** Entries supplied **
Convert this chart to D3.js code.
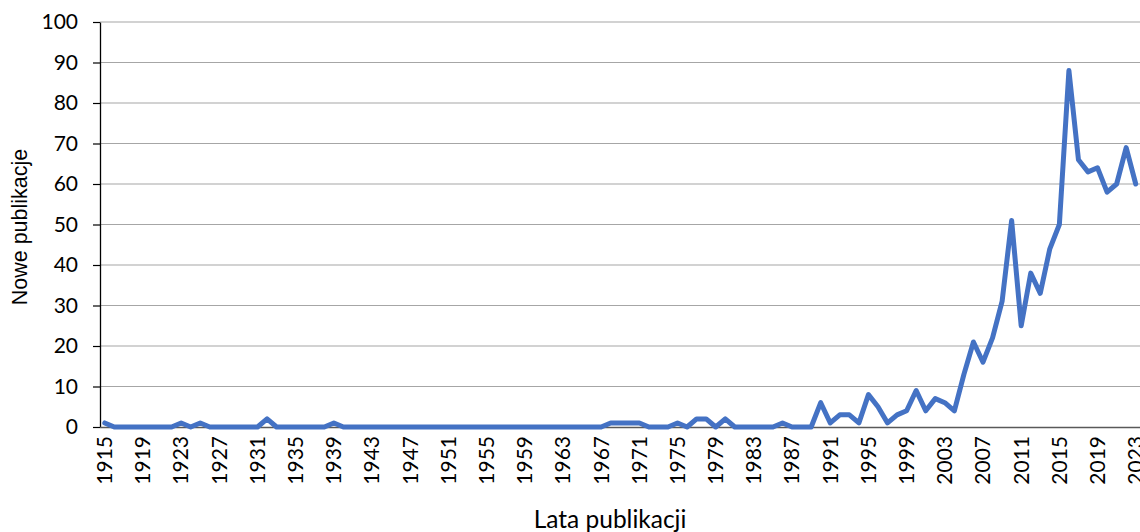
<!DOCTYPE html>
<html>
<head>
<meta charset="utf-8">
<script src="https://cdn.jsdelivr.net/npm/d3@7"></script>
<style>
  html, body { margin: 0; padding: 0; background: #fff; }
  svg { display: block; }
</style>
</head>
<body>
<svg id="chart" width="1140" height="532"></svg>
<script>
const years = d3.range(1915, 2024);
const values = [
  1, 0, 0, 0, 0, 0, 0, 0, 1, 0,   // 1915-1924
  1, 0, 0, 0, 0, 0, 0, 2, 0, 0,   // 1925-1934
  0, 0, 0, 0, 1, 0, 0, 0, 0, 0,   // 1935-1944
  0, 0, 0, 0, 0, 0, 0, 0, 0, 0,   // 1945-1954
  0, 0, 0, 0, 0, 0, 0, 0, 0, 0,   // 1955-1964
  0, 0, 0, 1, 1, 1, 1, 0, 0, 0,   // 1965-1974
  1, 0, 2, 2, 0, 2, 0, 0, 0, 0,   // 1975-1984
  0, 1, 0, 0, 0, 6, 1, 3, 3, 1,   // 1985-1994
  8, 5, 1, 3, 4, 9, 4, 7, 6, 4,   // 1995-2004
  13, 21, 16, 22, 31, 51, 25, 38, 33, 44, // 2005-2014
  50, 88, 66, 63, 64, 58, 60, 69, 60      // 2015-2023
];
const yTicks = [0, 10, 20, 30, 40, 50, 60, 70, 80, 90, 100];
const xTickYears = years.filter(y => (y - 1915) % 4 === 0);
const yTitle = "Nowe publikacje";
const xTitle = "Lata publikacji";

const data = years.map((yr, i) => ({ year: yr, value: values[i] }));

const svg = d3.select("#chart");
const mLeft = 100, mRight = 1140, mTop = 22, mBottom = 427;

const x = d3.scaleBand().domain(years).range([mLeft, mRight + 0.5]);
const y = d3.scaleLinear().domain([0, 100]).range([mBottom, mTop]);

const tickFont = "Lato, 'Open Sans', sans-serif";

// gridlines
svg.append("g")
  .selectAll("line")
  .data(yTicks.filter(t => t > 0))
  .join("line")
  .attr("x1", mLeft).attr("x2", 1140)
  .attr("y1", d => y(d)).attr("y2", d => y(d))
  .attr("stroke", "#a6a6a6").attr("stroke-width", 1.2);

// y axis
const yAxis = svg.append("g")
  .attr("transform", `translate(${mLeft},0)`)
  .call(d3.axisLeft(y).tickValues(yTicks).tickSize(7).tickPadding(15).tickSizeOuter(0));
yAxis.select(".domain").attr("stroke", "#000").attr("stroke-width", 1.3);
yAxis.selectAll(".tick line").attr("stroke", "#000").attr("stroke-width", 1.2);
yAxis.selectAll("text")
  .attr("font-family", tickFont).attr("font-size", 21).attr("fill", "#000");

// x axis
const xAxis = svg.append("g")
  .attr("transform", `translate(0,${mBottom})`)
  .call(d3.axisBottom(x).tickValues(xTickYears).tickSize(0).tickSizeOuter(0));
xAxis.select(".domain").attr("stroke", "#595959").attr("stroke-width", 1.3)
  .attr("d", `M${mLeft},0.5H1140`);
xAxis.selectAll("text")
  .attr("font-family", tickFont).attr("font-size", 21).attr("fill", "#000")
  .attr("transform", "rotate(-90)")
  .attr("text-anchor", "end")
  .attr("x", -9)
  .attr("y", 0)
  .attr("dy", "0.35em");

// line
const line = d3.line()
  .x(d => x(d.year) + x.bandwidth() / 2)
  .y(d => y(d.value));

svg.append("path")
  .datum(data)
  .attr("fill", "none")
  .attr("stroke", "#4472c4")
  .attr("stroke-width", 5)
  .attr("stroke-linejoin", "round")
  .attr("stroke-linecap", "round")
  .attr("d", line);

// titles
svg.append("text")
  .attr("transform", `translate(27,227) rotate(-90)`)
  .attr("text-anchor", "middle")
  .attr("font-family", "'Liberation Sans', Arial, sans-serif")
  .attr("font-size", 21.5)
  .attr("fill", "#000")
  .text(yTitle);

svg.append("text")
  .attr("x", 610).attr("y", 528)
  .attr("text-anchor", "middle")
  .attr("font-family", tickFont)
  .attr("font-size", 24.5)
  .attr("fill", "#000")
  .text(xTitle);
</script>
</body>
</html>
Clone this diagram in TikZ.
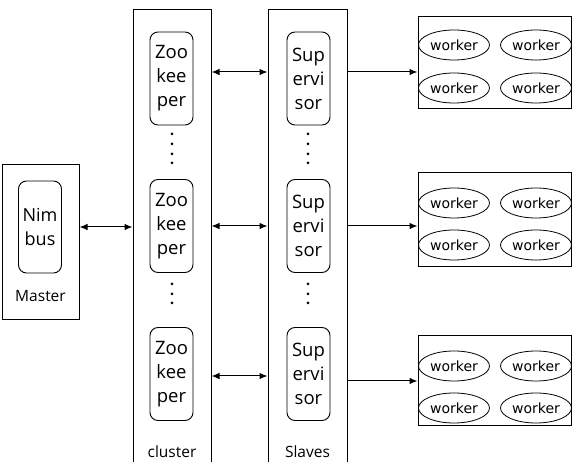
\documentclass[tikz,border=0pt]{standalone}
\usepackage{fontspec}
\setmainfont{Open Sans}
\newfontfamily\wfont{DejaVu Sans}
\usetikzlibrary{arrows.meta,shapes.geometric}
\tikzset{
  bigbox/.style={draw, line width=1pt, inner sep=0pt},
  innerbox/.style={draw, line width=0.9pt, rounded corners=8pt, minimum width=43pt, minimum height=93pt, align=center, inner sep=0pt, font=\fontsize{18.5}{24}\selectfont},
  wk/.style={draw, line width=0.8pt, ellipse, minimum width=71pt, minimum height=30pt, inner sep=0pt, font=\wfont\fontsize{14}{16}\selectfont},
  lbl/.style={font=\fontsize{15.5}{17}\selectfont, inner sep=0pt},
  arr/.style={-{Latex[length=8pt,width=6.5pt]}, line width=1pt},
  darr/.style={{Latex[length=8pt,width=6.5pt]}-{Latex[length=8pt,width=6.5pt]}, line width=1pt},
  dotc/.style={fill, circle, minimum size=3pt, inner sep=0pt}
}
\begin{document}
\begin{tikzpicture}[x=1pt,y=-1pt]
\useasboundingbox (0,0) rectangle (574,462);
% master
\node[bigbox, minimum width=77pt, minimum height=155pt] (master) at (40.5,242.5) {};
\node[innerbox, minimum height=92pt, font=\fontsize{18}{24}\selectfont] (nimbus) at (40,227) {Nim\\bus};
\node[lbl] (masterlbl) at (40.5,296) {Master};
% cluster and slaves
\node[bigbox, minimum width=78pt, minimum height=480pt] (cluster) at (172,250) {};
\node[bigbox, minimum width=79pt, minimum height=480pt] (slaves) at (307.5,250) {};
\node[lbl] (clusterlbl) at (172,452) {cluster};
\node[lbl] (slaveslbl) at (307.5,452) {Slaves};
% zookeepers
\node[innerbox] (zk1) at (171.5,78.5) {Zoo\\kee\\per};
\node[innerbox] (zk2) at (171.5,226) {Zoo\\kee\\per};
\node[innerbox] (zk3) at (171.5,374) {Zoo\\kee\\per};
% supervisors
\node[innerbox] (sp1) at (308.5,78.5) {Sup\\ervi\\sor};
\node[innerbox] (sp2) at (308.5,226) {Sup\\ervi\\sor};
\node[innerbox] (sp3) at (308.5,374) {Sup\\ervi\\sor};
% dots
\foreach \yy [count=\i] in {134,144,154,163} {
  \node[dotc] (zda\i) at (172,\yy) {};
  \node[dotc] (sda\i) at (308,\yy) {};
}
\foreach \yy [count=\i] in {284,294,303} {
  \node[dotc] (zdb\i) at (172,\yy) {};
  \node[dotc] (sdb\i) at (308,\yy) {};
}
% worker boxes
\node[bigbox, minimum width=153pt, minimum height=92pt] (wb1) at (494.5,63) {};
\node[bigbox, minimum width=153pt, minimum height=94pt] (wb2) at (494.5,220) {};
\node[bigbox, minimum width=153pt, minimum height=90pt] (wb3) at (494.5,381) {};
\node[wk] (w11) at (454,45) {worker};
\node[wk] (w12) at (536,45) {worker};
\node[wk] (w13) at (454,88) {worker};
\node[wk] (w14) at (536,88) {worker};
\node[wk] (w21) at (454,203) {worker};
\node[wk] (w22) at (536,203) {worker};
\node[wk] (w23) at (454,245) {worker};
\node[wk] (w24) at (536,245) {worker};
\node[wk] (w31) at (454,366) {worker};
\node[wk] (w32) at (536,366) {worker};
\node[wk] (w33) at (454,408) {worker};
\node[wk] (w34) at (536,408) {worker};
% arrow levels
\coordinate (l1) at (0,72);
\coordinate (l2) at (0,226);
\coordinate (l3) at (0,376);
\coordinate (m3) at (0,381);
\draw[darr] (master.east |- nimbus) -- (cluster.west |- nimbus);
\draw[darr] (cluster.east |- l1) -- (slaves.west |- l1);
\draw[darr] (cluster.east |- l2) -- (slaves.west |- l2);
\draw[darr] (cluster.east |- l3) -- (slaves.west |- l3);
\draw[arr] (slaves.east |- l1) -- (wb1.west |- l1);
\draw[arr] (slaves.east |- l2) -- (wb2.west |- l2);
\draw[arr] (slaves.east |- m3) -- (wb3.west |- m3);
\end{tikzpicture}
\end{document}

** Request **
List all lines holding the string "chart".

** Response **
Convert this chart to D3.js code.
<svg id="chart" width="1140" height="532"></svg>
const svg = d3.select("#chart");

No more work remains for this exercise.